Some retailers mark their packaging as not suitable for recycling. For plastics, in particular, Parkes says it’s anything with a number 7 resin identification code – a triangular symbol of chasing arrows intended to assist recyclers identify what type of plastic the product is.

So where does this especially undesirable waste go?

 

For years China acted as the world’s garbage dump, receiving shipments of recyclable waste, especially hard-to-recycle plastics, from countries around the world.

But a government ban on this came into effect in January 2018, leaving many nations in a quandary about what to do with this waste.

 

SA too, exported recycling waste to China, but was not overly dependent on it. According to Green Cape, a local non-profit organisation, in 2015, only 9.8% of SA’s recyclable waste was being shipped out.

 

In SA, it’s straight to the landfill for waste than can’t be profitably recycled. But in some other countries, a number of companies are using incinerator technologies to turn plastic into oil or energy. However, environmental groups have raised concerns. Plastic is, after all, made out of oil and, like any fossil fuel, creates carbon dioxide when burned.

 

Although recycling has a long way to go, SA is still doing better than many other countries thanks to economic motivation. Plastic in SA is recycled at a rate of 46%, which is significantly better than an average rate of 31% in Europe.  With glass, the rate is around 42% in SA, while the paper recycling rate is 70% while the rate for steel beverage cans is 72%.

 

Make sure you do your part. While the four Rs (reduce, re-use, repair, recycle) are a well-worn cliché at this point, we need to pay attention to the first one: reduce. It’s better for the planet to simply create less waste. But until zero-waste living is easily accessible to everyone, we should still continue to recycle what we can.

South Africa generates 42 million tonnes of waste a year. To put it into perspective, that’s heavier than two-thirds of the Great Wall of China.

As global temperatures rise, humankind is waking up to the adverse impact it has on the planet. And while many ordinary citizens may try to manage their own waste through recycling, it is not as simple, or effective, as you might think.
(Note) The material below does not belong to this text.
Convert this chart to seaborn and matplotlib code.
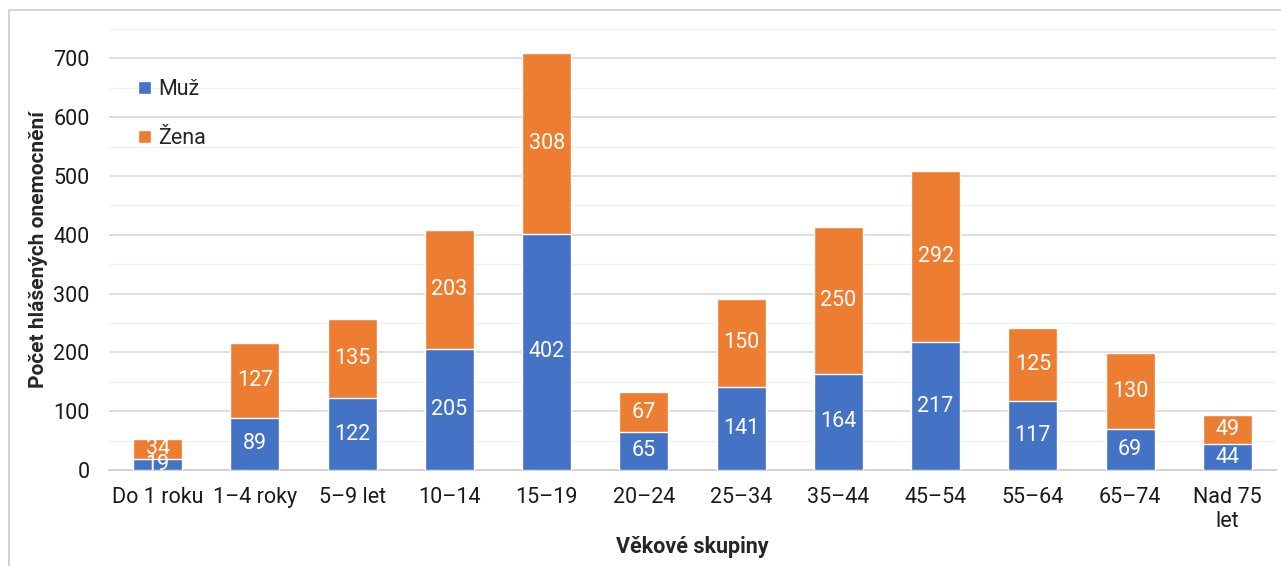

In South Africa, because recycling is a function of poverty, waste languishing in a landfill or simply dumped in the veld may very well end up being recycled, thanks to some 50 000 industrious waste pickers that eke out a living by collecting trash to sell-on to recycling companies.

 

Various companies across SA specialise in recycling certain materials – from glass and metal to paper and plastics – and will pay waste pickers and anyone else who delivers the right goods to them.  There are an estimated 300 recycling centres receiving various types of waste across the country, most of which are in urban centres and half of which are concentrated in Gauteng, SA’s economic capital.
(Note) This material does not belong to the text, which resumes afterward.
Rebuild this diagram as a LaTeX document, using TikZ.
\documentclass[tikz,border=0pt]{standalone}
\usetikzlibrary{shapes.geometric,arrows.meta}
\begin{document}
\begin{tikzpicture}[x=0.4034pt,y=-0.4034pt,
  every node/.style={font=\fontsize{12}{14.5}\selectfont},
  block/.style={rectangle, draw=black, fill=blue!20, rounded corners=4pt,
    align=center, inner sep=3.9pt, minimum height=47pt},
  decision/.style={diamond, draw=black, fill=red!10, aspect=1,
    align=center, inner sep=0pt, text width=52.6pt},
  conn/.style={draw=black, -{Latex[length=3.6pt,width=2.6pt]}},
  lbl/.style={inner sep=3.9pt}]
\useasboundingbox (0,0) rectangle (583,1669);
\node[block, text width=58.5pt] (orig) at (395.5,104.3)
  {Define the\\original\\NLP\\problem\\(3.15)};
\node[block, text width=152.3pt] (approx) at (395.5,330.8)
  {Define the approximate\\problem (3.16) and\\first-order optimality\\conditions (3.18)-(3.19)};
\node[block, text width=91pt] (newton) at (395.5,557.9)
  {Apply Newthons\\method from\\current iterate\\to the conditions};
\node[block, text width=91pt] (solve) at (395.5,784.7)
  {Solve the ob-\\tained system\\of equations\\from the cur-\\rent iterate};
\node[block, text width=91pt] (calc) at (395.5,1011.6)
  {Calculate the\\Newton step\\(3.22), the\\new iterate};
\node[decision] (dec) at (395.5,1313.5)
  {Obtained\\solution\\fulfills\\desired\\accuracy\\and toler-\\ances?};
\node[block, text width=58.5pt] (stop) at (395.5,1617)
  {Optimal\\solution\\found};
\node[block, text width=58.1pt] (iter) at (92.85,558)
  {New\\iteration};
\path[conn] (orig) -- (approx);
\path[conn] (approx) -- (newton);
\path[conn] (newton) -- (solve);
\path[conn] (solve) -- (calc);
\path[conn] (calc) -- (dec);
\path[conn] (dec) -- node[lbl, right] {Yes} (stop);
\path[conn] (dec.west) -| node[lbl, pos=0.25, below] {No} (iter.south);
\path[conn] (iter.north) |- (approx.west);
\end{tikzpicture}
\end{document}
But just because certain waste can be recycled doesn’t mean that it is.

This is especially true when it comes to plastics, which comprise the bulk of recyclable waste.

 

According to Lisa Parkes of the South African Plastics Recycling Organisation (Sapro) there are a number of reasons why certain waste is not recycled.

The recycling business is all about economics and certain waste is not recycled either because the infrastructure to do so is too expensive or there is not enough material out there to warrant it.

 

Waste products that contain mixed plastics or material (think wax-lined coffee cups, foil-lined dog food pouches and even the plastic trays in which fruit is packaged) are also not ideal for SA recyclers as most operations are set-up to process one specific kind of waste.
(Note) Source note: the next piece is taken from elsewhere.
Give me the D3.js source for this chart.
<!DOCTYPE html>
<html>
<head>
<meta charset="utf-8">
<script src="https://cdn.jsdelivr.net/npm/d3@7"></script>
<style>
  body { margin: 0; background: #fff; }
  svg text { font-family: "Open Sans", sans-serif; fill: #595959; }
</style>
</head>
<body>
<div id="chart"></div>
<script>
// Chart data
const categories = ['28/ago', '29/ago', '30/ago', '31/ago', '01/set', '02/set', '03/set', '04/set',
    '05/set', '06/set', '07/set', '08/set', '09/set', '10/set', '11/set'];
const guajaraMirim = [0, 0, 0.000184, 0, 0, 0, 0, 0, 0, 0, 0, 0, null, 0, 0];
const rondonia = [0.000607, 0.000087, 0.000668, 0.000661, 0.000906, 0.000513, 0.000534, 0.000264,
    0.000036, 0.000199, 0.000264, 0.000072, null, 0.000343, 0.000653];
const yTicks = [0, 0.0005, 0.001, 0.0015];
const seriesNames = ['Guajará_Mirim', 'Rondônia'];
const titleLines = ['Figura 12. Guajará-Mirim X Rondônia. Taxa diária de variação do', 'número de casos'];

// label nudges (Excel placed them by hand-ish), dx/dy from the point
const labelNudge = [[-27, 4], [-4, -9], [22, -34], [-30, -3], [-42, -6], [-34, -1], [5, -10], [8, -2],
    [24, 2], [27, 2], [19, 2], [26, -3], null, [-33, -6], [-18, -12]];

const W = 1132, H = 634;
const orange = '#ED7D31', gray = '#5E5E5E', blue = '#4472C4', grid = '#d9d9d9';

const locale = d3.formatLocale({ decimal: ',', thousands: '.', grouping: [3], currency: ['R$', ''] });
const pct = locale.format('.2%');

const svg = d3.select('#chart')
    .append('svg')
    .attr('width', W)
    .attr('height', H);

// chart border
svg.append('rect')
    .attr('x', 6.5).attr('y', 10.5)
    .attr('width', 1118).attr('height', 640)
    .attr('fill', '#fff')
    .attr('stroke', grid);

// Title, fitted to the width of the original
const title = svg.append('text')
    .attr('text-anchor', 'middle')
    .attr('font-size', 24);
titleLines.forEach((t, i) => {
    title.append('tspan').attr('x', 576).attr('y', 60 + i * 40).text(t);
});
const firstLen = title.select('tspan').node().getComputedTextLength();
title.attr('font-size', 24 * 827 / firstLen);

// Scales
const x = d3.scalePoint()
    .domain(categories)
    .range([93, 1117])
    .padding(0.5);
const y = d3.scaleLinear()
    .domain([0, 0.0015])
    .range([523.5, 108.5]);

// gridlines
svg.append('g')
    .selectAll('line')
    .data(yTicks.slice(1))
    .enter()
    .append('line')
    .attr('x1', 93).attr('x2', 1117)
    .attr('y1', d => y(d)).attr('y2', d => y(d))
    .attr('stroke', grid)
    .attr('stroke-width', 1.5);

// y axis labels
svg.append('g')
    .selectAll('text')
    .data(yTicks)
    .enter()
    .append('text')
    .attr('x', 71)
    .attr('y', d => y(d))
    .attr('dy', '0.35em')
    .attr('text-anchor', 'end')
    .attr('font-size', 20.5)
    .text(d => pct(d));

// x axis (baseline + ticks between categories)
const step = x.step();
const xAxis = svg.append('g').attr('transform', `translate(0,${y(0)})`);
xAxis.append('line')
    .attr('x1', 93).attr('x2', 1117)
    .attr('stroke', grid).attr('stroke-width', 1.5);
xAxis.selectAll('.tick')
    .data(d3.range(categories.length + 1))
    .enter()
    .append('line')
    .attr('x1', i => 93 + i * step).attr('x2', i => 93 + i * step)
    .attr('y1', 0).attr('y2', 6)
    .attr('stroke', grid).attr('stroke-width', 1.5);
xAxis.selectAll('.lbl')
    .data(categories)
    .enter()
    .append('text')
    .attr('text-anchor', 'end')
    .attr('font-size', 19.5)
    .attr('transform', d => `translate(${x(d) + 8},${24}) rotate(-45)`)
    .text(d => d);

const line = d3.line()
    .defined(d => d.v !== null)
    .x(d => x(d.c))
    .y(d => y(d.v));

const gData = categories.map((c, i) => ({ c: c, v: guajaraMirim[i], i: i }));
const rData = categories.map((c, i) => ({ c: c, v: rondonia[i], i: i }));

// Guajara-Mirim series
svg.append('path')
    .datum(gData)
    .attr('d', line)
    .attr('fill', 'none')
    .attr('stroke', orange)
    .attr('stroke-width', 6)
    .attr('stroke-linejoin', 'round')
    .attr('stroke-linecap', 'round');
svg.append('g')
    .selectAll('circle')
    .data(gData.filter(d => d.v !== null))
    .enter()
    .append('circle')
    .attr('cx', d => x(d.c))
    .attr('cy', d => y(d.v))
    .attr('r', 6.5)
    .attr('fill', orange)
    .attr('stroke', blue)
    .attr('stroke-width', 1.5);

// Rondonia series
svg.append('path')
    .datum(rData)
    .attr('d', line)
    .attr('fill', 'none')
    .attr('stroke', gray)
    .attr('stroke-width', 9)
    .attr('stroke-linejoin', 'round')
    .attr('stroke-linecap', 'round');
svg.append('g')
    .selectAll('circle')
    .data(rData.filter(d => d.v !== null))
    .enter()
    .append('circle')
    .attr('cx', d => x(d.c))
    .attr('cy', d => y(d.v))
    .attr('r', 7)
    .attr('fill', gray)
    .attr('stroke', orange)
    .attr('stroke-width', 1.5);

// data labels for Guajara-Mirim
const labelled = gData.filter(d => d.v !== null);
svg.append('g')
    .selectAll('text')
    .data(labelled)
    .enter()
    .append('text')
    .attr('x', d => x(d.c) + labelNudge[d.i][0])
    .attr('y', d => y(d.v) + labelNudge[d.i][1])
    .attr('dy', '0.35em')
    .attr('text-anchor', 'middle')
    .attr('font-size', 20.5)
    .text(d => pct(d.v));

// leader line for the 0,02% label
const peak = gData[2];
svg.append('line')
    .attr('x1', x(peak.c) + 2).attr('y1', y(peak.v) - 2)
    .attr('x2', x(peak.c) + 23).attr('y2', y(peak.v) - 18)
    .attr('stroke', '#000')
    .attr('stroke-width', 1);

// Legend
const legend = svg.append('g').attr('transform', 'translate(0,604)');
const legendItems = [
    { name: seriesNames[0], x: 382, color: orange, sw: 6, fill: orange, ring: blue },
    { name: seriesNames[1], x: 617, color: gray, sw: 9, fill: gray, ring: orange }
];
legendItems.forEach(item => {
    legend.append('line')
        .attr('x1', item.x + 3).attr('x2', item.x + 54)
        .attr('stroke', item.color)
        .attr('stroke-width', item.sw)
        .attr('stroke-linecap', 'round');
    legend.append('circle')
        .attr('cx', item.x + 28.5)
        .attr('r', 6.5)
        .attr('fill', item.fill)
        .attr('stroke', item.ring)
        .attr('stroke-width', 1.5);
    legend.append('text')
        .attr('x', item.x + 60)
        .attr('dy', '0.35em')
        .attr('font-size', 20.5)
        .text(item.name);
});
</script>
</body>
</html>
Some retailers mark their packaging as not suitable for recycling. For plastics, in particular, Parkes says it’s anything with a number 7 resin identification code – a triangular symbol of chasing arrows intended to assist recyclers identify what type of plastic the product is.

So where does this especially undesirable waste go?

 

For years China acted as the world’s garbage dump, receiving shipments of recyclable waste, especially hard-to-recycle plastics, from countries around the world.

But a government ban on this came into effect in January 2018, leaving many nations in a quandary about what to do with this waste.

 

SA too, exported recycling waste to China, but was not overly dependent on it. According to Green Cape, a local non-profit organisation, in 2015, only 9.8% of SA’s recyclable waste was being shipped out.

 

In SA, it’s straight to the landfill for waste than can’t be profitably recycled. But in some other countries, a number of companies are using incinerator technologies to turn plastic into oil or energy. However, environmental groups have raised concerns. Plastic is, after all, made out of oil and, like any fossil fuel, creates carbon dioxide when burned.

 

Although recycling has a long way to go, SA is still doing better than many other countries thanks to economic motivation. Plastic in SA is recycled at a rate of 46%, which is significantly better than an average rate of 31% in Europe.  With glass, the rate is around 42% in SA, while the paper recycling rate is 70% while the rate for steel beverage cans is 72%.

 

Make sure you do your part. While the four Rs (reduce, re-use, repair, recycle) are a well-worn cliché at this point, we need to pay attention to the first one: reduce. It’s better for the planet to simply create less waste. But until zero-waste living is easily accessible to everyone, we should still continue to recycle what we can.